## Provided material

§ §

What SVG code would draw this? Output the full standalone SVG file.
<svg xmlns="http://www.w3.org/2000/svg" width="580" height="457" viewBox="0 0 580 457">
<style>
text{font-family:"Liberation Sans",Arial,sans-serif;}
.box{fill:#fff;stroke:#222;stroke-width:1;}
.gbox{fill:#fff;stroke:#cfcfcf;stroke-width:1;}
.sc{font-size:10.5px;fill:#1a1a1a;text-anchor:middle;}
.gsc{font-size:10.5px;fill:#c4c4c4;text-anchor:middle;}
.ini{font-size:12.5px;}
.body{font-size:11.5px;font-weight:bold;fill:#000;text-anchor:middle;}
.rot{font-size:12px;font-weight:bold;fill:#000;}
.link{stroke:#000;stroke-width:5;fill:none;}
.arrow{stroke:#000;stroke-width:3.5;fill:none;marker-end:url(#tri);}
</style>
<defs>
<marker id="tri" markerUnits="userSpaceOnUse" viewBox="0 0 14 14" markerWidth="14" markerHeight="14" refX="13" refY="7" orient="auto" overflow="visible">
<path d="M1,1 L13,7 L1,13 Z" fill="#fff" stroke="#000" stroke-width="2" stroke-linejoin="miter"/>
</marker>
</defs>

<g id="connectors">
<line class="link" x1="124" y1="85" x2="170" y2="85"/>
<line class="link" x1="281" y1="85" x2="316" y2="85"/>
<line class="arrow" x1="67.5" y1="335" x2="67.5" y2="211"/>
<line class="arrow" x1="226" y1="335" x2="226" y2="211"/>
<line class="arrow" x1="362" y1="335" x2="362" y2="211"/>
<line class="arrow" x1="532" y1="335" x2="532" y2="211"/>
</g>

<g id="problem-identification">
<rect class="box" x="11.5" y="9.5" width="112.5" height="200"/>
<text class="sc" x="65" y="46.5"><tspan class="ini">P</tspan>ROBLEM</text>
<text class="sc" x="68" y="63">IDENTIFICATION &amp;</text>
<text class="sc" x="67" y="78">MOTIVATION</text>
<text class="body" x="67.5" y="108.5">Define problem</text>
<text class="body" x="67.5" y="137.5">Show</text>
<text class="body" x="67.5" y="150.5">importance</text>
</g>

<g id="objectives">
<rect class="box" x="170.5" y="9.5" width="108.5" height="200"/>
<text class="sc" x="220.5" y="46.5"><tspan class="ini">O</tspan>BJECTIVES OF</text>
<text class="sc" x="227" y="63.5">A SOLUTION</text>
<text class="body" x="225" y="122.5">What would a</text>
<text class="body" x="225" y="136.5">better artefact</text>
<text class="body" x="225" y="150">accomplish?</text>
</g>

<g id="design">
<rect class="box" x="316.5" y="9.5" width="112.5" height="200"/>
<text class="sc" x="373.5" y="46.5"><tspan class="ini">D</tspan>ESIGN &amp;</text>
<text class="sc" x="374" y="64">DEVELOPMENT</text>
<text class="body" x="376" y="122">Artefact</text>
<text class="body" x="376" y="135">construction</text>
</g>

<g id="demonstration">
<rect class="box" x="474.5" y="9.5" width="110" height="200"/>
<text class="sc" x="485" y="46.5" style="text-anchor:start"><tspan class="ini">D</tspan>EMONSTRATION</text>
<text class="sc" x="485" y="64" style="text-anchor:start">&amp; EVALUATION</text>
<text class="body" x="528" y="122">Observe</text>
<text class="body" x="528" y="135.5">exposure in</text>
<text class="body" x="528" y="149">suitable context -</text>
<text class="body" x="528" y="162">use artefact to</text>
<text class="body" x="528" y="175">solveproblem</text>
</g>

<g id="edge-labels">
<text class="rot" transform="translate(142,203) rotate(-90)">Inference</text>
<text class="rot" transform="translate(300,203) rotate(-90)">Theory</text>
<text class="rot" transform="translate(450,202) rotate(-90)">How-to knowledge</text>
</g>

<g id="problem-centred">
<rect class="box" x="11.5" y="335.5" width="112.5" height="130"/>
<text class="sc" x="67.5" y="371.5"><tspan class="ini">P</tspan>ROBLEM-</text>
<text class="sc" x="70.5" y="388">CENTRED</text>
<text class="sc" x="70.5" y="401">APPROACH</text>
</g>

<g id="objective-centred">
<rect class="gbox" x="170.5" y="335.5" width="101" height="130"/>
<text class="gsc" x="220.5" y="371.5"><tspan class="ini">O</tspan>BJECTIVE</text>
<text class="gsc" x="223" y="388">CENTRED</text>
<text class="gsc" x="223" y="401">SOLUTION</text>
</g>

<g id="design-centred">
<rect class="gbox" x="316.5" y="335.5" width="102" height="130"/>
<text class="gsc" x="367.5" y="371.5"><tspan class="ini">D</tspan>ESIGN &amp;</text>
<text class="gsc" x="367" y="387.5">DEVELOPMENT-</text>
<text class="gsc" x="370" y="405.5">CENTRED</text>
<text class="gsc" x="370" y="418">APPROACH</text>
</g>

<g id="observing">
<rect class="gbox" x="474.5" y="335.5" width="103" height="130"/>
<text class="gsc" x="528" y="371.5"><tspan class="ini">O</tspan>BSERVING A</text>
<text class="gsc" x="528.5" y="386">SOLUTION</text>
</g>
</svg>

§ §

## Your objective
Print all of the data exactly as it was given.

## Reply to the exercise
What SVG code would draw this? Output the full standalone SVG file.
<svg xmlns="http://www.w3.org/2000/svg" width="580" height="457" viewBox="0 0 580 457">
<style>
text{font-family:"Liberation Sans",Arial,sans-serif;}
.box{fill:#fff;stroke:#222;stroke-width:1;}
.gbox{fill:#fff;stroke:#cfcfcf;stroke-width:1;}
.sc{font-size:10.5px;fill:#1a1a1a;text-anchor:middle;}
.gsc{font-size:10.5px;fill:#c4c4c4;text-anchor:middle;}
.ini{font-size:12.5px;}
.body{font-size:11.5px;font-weight:bold;fill:#000;text-anchor:middle;}
.rot{font-size:12px;font-weight:bold;fill:#000;}
.link{stroke:#000;stroke-width:5;fill:none;}
.arrow{stroke:#000;stroke-width:3.5;fill:none;marker-end:url(#tri);}
</style>
<defs>
<marker id="tri" markerUnits="userSpaceOnUse" viewBox="0 0 14 14" markerWidth="14" markerHeight="14" refX="13" refY="7" orient="auto" overflow="visible">
<path d="M1,1 L13,7 L1,13 Z" fill="#fff" stroke="#000" stroke-width="2" stroke-linejoin="miter"/>
</marker>
</defs>

<g id="connectors">
<line class="link" x1="124" y1="85" x2="170" y2="85"/>
<line class="link" x1="281" y1="85" x2="316" y2="85"/>
<line class="arrow" x1="67.5" y1="335" x2="67.5" y2="211"/>
<line class="arrow" x1="226" y1="335" x2="226" y2="211"/>
<line class="arrow" x1="362" y1="335" x2="362" y2="211"/>
<line class="arrow" x1="532" y1="335" x2="532" y2="211"/>
</g>

<g id="problem-identification">
<rect class="box" x="11.5" y="9.5" width="112.5" height="200"/>
<text class="sc" x="65" y="46.5"><tspan class="ini">P</tspan>ROBLEM</text>
<text class="sc" x="68" y="63">IDENTIFICATION &amp;</text>
<text class="sc" x="67" y="78">MOTIVATION</text>
<text class="body" x="67.5" y="108.5">Define problem</text>
<text class="body" x="67.5" y="137.5">Show</text>
<text class="body" x="67.5" y="150.5">importance</text>
</g>

<g id="objectives">
<rect class="box" x="170.5" y="9.5" width="108.5" height="200"/>
<text class="sc" x="220.5" y="46.5"><tspan class="ini">O</tspan>BJECTIVES OF</text>
<text class="sc" x="227" y="63.5">A SOLUTION</text>
<text class="body" x="225" y="122.5">What would a</text>
<text class="body" x="225" y="136.5">better artefact</text>
<text class="body" x="225" y="150">accomplish?</text>
</g>

<g id="design">
<rect class="box" x="316.5" y="9.5" width="112.5" height="200"/>
<text class="sc" x="373.5" y="46.5"><tspan class="ini">D</tspan>ESIGN &amp;</text>
<text class="sc" x="374" y="64">DEVELOPMENT</text>
<text class="body" x="376" y="122">Artefact</text>
<text class="body" x="376" y="135">construction</text>
</g>

<g id="demonstration">
<rect class="box" x="474.5" y="9.5" width="110" height="200"/>
<text class="sc" x="485" y="46.5" style="text-anchor:start"><tspan class="ini">D</tspan>EMONSTRATION</text>
<text class="sc" x="485" y="64" style="text-anchor:start">&amp; EVALUATION</text>
<text class="body" x="528" y="122">Observe</text>
<text class="body" x="528" y="135.5">exposure in</text>
<text class="body" x="528" y="149">suitable context -</text>
<text class="body" x="528" y="162">use artefact to</text>
<text class="body" x="528" y="175">solveproblem</text>
</g>

<g id="edge-labels">
<text class="rot" transform="translate(142,203) rotate(-90)">Inference</text>
<text class="rot" transform="translate(300,203) rotate(-90)">Theory</text>
<text class="rot" transform="translate(450,202) rotate(-90)">How-to knowledge</text>
</g>

<g id="problem-centred">
<rect class="box" x="11.5" y="335.5" width="112.5" height="130"/>
<text class="sc" x="67.5" y="371.5"><tspan class="ini">P</tspan>ROBLEM-</text>
<text class="sc" x="70.5" y="388">CENTRED</text>
<text class="sc" x="70.5" y="401">APPROACH</text>
</g>

<g id="objective-centred">
<rect class="gbox" x="170.5" y="335.5" width="101" height="130"/>
<text class="gsc" x="220.5" y="371.5"><tspan class="ini">O</tspan>BJECTIVE</text>
<text class="gsc" x="223" y="388">CENTRED</text>
<text class="gsc" x="223" y="401">SOLUTION</text>
</g>

<g id="design-centred">
<rect class="gbox" x="316.5" y="335.5" width="102" height="130"/>
<text class="gsc" x="367.5" y="371.5"><tspan class="ini">D</tspan>ESIGN &amp;</text>
<text class="gsc" x="367" y="387.5">DEVELOPMENT-</text>
<text class="gsc" x="370" y="405.5">CENTRED</text>
<text class="gsc" x="370" y="418">APPROACH</text>
</g>

<g id="observing">
<rect class="gbox" x="474.5" y="335.5" width="103" height="130"/>
<text class="gsc" x="528" y="371.5"><tspan class="ini">O</tspan>BSERVING A</text>
<text class="gsc" x="528.5" y="386">SOLUTION</text>
</g>
</svg>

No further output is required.